Painting Flowers and About Gloves

"Fox Farm Flowers" 9x12 oil

I thought I'd post a couple of paintings with fields of flowers in them. The first one, "Fox Farm Flowers," shows a bouquet of orange hawkweed. If you've not seen this flower, it is quite remarkable - a cup of hot orange with a dot of bright yellow in the center. The sight of a whole field of them leaves me breathless. To paint these flowers, I had to put down a healthy dollop of orange followed by a smaller dollop of yellow, gently applied so as to not to overmix the two.

"Field Flowers" 8x10, oil

The second, "Field Flowers," is a cooler scene with scatterings of white daisies and beach rose. You'll note in both of these paintings that the pattern of flowers is not random. What Nature gives you can be very random indeed, but it's important to take these scatterings and impose some sort of design upon them. I had fun creating a lead-in for the viewer's eye.

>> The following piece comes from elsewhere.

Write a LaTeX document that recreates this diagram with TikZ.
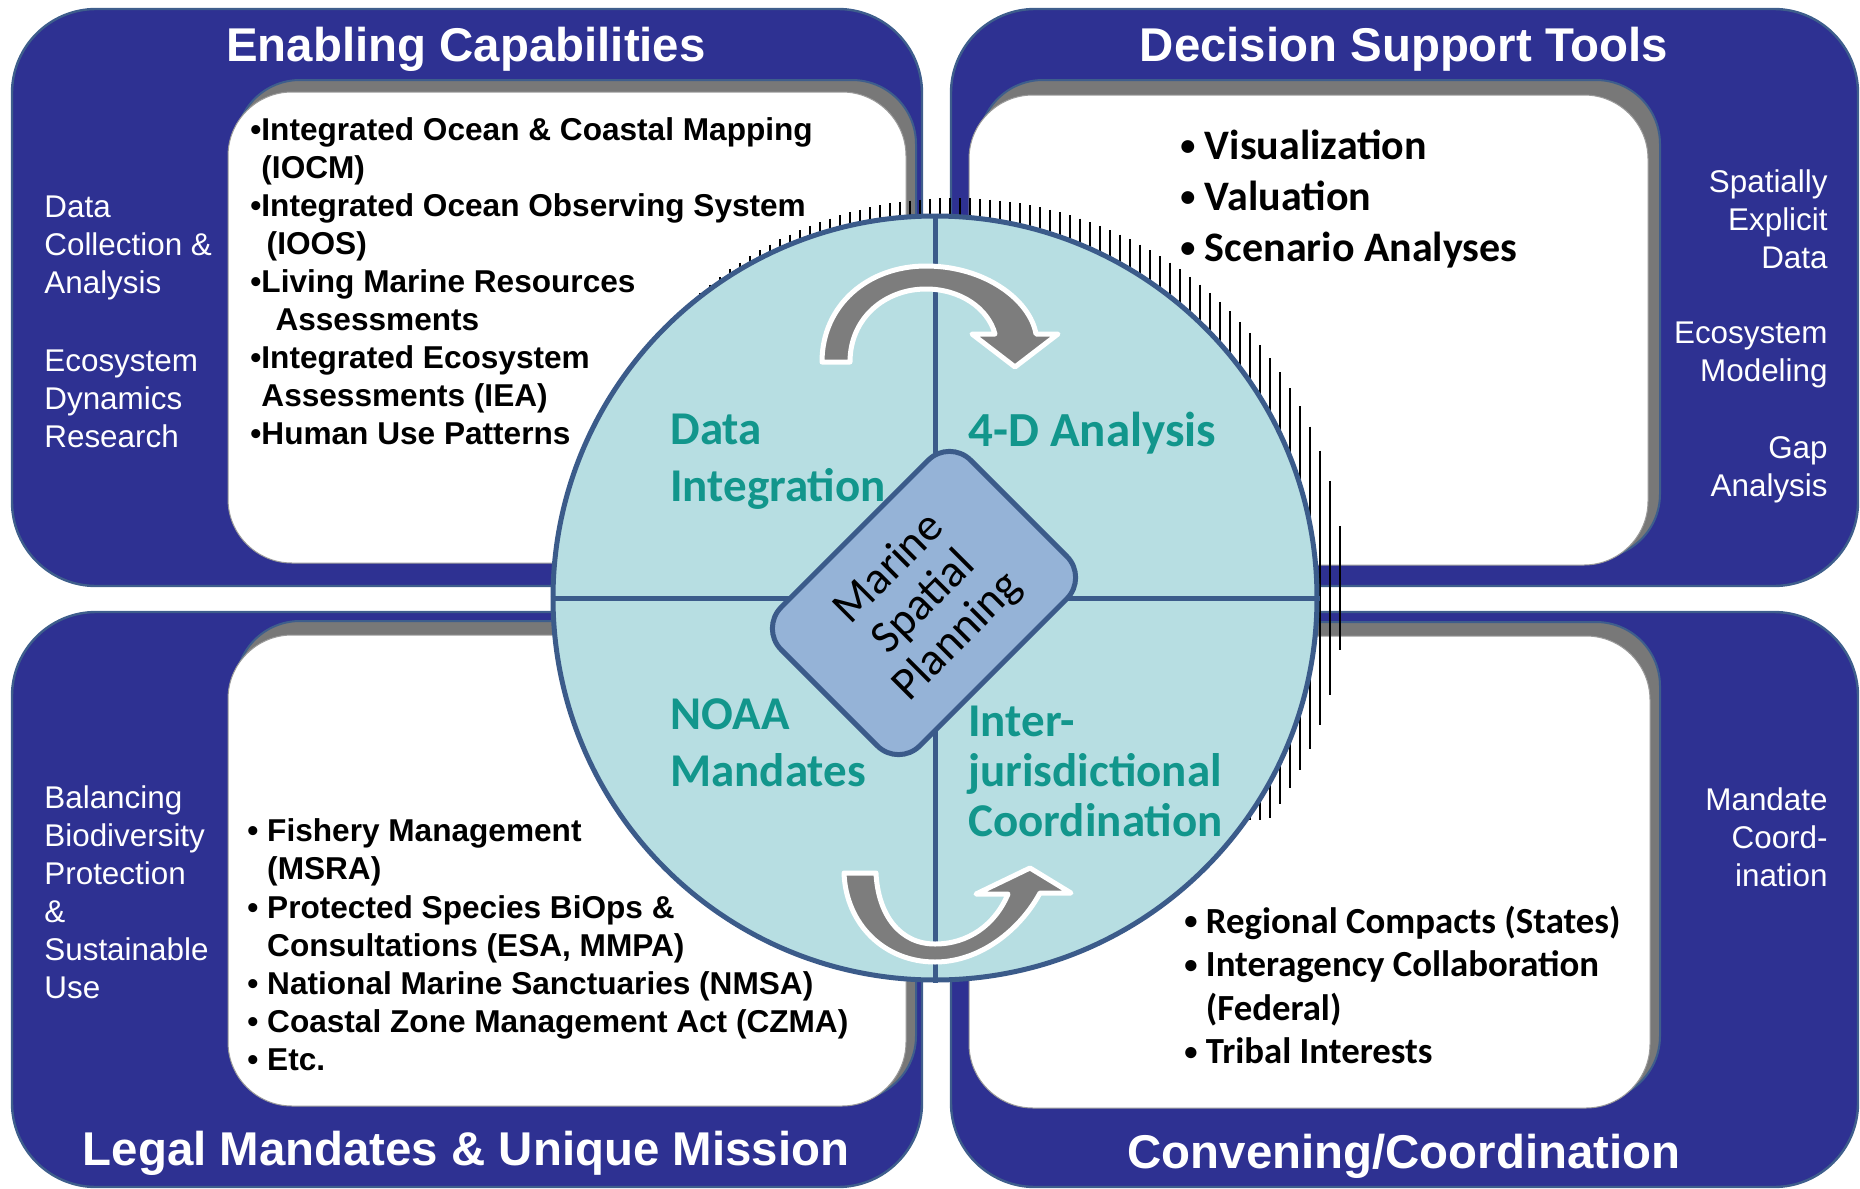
\documentclass[tikz,border=0pt]{standalone}
\usepackage{fontspec}
\setmainfont{Liberation Sans}
\newfontfamily\calibri{Carlito}
\newcommand\tbul{\raisebox{0.1em}{\scalebox{0.72}{\textbullet}}}
\definecolor{panelblue}{RGB}{46,49,146}
\definecolor{edgeblue}{RGB}{62,94,140}
\definecolor{shadegray}{RGB}{120,120,120}
\definecolor{ringfill}{RGB}{183,222,226}
\definecolor{ringline}{RGB}{59,91,138}
\definecolor{corefill}{RGB}{149,179,215}
\definecolor{tealtext}{RGB}{18,150,140}
\definecolor{arrowgray}{RGB}{125,125,125}
\tikzset{
  panel/.style={fill=panelblue, draw=edgeblue, line width=1.2pt, rounded corners=42pt},
  shadebox/.style={fill=shadegray, draw=edgeblue, line width=1pt, rounded corners=32pt},
  whitebox/.style={fill=white, draw=black!40, line width=0.5pt, rounded corners=32pt},
  title/.style={text=white, inner sep=0pt, font=\fontsize{23.7}{28}\selectfont\bfseries},
  side/.style={text=white, inner sep=0pt, font=\fontsize{15.7}{19}\selectfont},
  bul/.style={align=left, inner sep=0pt, font=\fontsize{15.8}{19}\selectfont\bfseries},
  tool/.style={align=left, inner sep=0pt, font=\calibri\bfseries\fontsize{21}{25.5}\selectfont},
  quad/.style={text=tealtext, align=left, inner sep=0pt, font=\calibri\bfseries\fontsize{23.5}{28.5}\selectfont},
  turn/.style={fill=arrowgray, draw=white, line width=2.5pt, line join=round},
  hatch/.style={black, line width=0.6pt}
}
\begin{document}
\begin{tikzpicture}[x=0.5pt,y=-0.5pt]
\useasboundingbox (0,0) rectangle (1860,1189);
\draw[panel] (12,9) rectangle (922,586);
\draw[panel] (951,9) rectangle (1858,586);
\draw[panel] (12,612) rectangle (922,1187);
\draw[panel] (951,612) rectangle (1858,1187);
\draw[shadebox] (236,80) rectangle (916,556);
\draw[whitebox] (228,92) rectangle (906,563);
\draw[shadebox] (979,80) rectangle (1660,558);
\draw[whitebox] (969,95) rectangle (1648,565);
\draw[shadebox] (236,621) rectangle (916,1100);
\draw[whitebox] (228,635) rectangle (906,1106);
\draw[shadebox] (979,622) rectangle (1660,1100);
\draw[whitebox] (969,636) rectangle (1650,1108);
\node[title] (ec) at (466,49) {Enabling Capabilities};
\node[title] (dst) at (1404,49) {Decision Support Tools};
\node[title] (lm) at (466,1153) {Legal Mandates \& Unique Mission};
\node[title] (cc) at (1404,1156) {Convening/Coordination};
\node[side, align=left, anchor=west] (dca) at (44,248) {Data\\Collection \&\\Analysis};
\node[side, align=left, anchor=west] (edr) at (44,399) {Ecosystem\\Dynamics\\Research};
\node[side, align=left, anchor=west] (bbp) at (44,892) {Balancing\\Biodiversity\\Protection\\\&\\Sustainable\\Use};
\node[side, align=right, anchor=east] (sed) at (1828,219) {Spatially\\Explicit\\Data};
\node[side, align=right, anchor=east] (em) at (1828,355) {Ecosystem\\Modeling};
\node[side, align=right, anchor=east] (ga) at (1828,470) {Gap\\Analysis};
\node[side, align=right, anchor=east] (mc) at (1828,837) {Mandate\\Coord-\\ination};
\node[bul, anchor=west] (ecl) at (250,281) {\textbullet Integrated Ocean \& Coastal Mapping\\\phantom{\textbullet}(IOCM)\\\textbullet Integrated Ocean Observing System\\\phantom{\textbullet\,}(IOOS)\\\textbullet Living Marine Resources\\\phantom{\textbullet\ \,}Assessments\\\textbullet Integrated Ecosystem\\\phantom{\textbullet}Assessments (IEA)\\\textbullet Human Use Patterns};
\node[bul, anchor=west, font=\fontsize{15.8}{19.1}\selectfont\bfseries] (lml) at (247,945) {\textbullet\ Fishery Management\\\phantom{\textbullet\ }(MSRA)\\\textbullet\ Protected Species BiOps \&\\\phantom{\textbullet\ }Consultations (ESA, MMPA)\\\textbullet\ National Marine Sanctuaries (NMSA)\\\textbullet\ Coastal Zone Management Act (CZMA)\\\textbullet\ Etc.};
\node[tool, anchor=west] (dsl) at (1180,199) {\tbul\ Visualization\\\tbul\ Valuation\\\tbul\ Scenario Analyses};
\node[tool, anchor=west, font=\calibri\bfseries\fontsize{18.4}{21.8}\selectfont] (ccl) at (1184,985) {\tbul\ Regional Compacts (States)\\\tbul\ Interagency Collaboration\\\phantom{\tbul\ }(Federal)\\\tbul\ Tribal Interests};
\foreach \hx in {700,710,...,1340}{
  \pgfmathsetmacro\hh{10*sqrt(max(1521-((\hx-955)/10)^2,0))}
  \pgfmathsetmacro\hb{min(588+\hh,820)}
  \draw[hatch] (\hx,588-\hh) -- (\hx,\hb);
}
\node[circle, draw=ringline, line width=2.5pt, fill=ringfill, minimum size=382pt, inner sep=0pt] (ring) at (935,598) {};
\draw[ringline, line width=2.5pt] (ring.north) -- (ring.south);
\draw[ringline, line width=2.5pt] (ring.west) -- (ring.east);
\filldraw[turn] (822,362) .. controls (822,305) and (868,266) .. (926,266) .. controls (985,266) and (1030,300) .. (1036,334) -- (1058,334) -- (1015,367) -- (972,334) -- (995,334) .. controls (988,308) and (960,289) .. (926,289) .. controls (885,289) and (850,318) .. (850,362) -- cycle;
\filldraw[turn] (844,873) .. controls (846,925) and (885,962) .. (935,962) .. controls (980,962) and (1020,930) .. (1040,893) -- (1071,893) -- (1030,868) -- (976,894) -- (1008,894) .. controls (995,925) and (968,944) .. (935,944) .. controls (900,944) and (878,915) .. (876,873) -- cycle;
\node[rectangle, rotate=45, rounded corners=15pt, draw=ringline, line width=2.5pt, fill=corefill, minimum width=134pt, minimum height=98pt, align=center, font=\calibri\fontsize{23}{24}\selectfont] (msp) at (924,603) {Marine\\Spatial\\Planning};
\node[quad, anchor=west] (dint) at (670,462) {Data\\Integration};
\node[quad, anchor=west, font=\calibri\bfseries\fontsize{24.5}{28.5}\selectfont] (fda) at (968,433) {4-D Analysis};
\node[quad, anchor=west] (noaa) at (670,743) {NOAA\\Mandates};
\node[quad, anchor=west, font=\calibri\bfseries\fontsize{23.5}{25}\selectfont] (ijc) at (968,771) {Inter-\\jurisdictional\\Coordination};
\end{tikzpicture}
\end{document}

I also thought I'd mention gloves. Recently, a student asked me if I've developed a chemical sensitivity because he noticed I wear gloves when painting in oil. Not at all. For me, the gloves help in the clean-up. The paint stays on the gloves, not on my hands, and I'm less likely to get Phthalo Blue on the car seat. I just got a box of 100 nitrile gloves, which should last me a long time. I can make one set of gloves last a whole week of painting.